Bref s’agissant d’une question aussi fondamentale que l’énergie, concernant absolument tout le monde, il n’y a dans l’Union aucune réflexion stratégique commune…juste un ‘chacun pour soi’ préjudiciable à tous. A chacun de se débrouiller !

Le divorce récemment annoncé entre Siemens et Areva et le soudain mariage de l’Allemand avec le russe Rosatom ne font que rendre plus difficile la création d’une Europe de l’énergie. En effet, après avoir décidé en 2001 de sortir du nucléaire et convenu avec Areva d’intégrer à Areva NP toute sa division nucléaire (équipes, installations et connaissances), Siemens a constaté que le contexte mondial évoluait. Aussi la nouvelle direction de Siemens a pris acte du fait qu’elle ne pouvait pas espérer que la France accepte son entrée au capital d’AREVA, au moins tant que l’Allemagne n’aurait pas décidé de revenir sur son abandon du nucléaire.

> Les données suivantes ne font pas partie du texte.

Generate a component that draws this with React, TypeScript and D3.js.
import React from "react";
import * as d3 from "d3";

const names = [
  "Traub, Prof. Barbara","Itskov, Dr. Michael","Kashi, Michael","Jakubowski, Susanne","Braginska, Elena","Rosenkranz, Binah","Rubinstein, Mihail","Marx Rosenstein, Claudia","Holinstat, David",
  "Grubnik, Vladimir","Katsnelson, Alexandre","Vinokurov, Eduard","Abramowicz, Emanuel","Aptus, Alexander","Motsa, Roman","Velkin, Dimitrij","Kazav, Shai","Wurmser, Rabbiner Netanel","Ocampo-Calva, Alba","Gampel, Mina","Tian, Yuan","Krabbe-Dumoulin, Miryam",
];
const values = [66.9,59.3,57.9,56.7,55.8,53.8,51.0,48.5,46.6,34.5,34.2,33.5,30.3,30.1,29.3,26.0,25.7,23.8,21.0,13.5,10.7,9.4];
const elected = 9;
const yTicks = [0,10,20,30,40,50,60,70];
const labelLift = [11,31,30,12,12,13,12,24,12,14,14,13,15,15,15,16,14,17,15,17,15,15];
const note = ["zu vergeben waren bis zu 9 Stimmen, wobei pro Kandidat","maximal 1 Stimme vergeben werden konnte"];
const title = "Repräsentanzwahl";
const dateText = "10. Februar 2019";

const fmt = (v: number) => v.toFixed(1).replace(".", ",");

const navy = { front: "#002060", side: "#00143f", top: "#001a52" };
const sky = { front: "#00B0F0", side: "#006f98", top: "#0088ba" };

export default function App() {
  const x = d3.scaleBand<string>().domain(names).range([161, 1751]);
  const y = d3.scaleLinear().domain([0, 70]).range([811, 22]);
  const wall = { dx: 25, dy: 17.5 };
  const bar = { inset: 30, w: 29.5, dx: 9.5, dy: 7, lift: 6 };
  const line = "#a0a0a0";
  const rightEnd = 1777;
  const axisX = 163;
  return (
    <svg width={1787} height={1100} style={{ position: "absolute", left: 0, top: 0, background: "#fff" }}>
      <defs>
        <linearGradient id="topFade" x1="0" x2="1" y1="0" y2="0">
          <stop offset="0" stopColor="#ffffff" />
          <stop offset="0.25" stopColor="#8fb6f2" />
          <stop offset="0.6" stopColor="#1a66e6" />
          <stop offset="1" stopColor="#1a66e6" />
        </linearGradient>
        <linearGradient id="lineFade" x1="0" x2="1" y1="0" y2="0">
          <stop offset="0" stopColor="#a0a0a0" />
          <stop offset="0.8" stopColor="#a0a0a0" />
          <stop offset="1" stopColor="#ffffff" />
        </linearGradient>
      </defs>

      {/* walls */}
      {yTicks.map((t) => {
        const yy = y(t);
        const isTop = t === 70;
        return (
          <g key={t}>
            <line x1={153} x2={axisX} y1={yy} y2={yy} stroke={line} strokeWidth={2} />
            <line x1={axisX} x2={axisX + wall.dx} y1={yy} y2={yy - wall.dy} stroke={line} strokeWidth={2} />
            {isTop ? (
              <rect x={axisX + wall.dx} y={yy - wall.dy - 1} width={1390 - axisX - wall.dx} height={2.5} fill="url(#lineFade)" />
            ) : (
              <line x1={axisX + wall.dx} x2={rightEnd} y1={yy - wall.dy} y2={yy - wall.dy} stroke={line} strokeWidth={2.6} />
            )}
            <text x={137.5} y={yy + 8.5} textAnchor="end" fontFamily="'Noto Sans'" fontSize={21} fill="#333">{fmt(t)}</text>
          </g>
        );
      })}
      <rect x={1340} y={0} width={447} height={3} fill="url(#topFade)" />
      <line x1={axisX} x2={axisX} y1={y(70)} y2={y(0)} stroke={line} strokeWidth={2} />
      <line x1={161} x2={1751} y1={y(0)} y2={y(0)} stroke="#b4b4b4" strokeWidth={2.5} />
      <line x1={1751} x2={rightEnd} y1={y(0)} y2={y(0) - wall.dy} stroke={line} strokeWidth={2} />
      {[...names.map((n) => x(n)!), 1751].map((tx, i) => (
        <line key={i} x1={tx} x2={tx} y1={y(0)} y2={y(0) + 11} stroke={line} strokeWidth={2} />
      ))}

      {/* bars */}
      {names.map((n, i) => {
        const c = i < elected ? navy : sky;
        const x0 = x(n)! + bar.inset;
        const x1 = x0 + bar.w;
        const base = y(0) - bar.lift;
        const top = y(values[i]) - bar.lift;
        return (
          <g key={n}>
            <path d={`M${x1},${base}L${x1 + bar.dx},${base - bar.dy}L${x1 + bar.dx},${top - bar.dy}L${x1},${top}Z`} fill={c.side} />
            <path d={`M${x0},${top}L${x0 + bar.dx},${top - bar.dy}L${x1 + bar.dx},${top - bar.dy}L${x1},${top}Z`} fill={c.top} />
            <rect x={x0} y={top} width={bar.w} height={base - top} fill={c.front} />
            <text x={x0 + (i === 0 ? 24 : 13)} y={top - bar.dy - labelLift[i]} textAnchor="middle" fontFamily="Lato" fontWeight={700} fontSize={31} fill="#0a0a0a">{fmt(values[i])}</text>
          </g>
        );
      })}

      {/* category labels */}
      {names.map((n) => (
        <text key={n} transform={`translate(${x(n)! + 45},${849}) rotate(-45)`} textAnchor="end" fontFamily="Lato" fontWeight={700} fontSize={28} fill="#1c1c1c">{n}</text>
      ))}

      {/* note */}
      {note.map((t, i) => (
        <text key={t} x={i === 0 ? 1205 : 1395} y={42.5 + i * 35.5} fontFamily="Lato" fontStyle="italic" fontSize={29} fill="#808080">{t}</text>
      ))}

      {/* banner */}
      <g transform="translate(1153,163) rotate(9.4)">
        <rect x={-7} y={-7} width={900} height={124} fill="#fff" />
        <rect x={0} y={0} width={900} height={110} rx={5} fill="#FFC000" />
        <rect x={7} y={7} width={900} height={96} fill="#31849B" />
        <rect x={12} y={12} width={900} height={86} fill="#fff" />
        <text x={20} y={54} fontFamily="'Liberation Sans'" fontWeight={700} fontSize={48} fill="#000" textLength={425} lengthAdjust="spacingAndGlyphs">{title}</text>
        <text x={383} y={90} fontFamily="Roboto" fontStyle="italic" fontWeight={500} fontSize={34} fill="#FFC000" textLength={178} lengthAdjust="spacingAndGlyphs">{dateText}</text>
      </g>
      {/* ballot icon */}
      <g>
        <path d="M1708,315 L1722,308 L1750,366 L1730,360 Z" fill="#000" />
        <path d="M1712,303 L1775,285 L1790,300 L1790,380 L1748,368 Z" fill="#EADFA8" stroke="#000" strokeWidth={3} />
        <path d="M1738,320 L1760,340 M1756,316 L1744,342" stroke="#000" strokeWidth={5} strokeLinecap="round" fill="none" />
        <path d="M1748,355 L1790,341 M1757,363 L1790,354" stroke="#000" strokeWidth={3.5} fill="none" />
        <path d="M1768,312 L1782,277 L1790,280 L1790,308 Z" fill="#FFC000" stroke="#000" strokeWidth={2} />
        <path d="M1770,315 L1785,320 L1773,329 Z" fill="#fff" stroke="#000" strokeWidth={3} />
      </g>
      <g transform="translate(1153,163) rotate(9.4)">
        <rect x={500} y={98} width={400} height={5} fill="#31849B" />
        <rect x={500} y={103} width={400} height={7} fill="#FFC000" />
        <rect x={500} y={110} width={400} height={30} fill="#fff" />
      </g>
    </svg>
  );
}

Il n’en demeure pas moins qu’il est très préoccupant de voir la démarche allemande s’engager et  l’Europe de l’énergie s’éloigner encore un peu plus.

Le député européen et ancien ministre français des Affaires européennes, Alain Lamassoure, vient d’exprimer son sentiment sur ce sujet (Nuage atomique au-dessus de l'Europe de l'énergie) dans un article qu’on pourra trouver ici *

On trouvera par ailleurs le point de vue exprimé par Noëlle Lenoir, ancienne ministre des Affaires européennes, actuelle Présidente du Cercle des Européens et de l’Institut d’Europe d’HEC sur le thème « Les Européens ne doivent pas renoncer à une politique nucléaire commune **». Noëlle Lenoir développe des arguments parfaitement étayés et construits pour conclure :

La coopération franco-allemande apparaît comme le vecteur indispensable, sinon suffisant, de la construction d’une Europe économique et politique maître de son destin. Ce qui veut dire que pour renouer avec l’idée d’une politique nucléaire commune, on ne peut se passer du dialogue franco-allemand.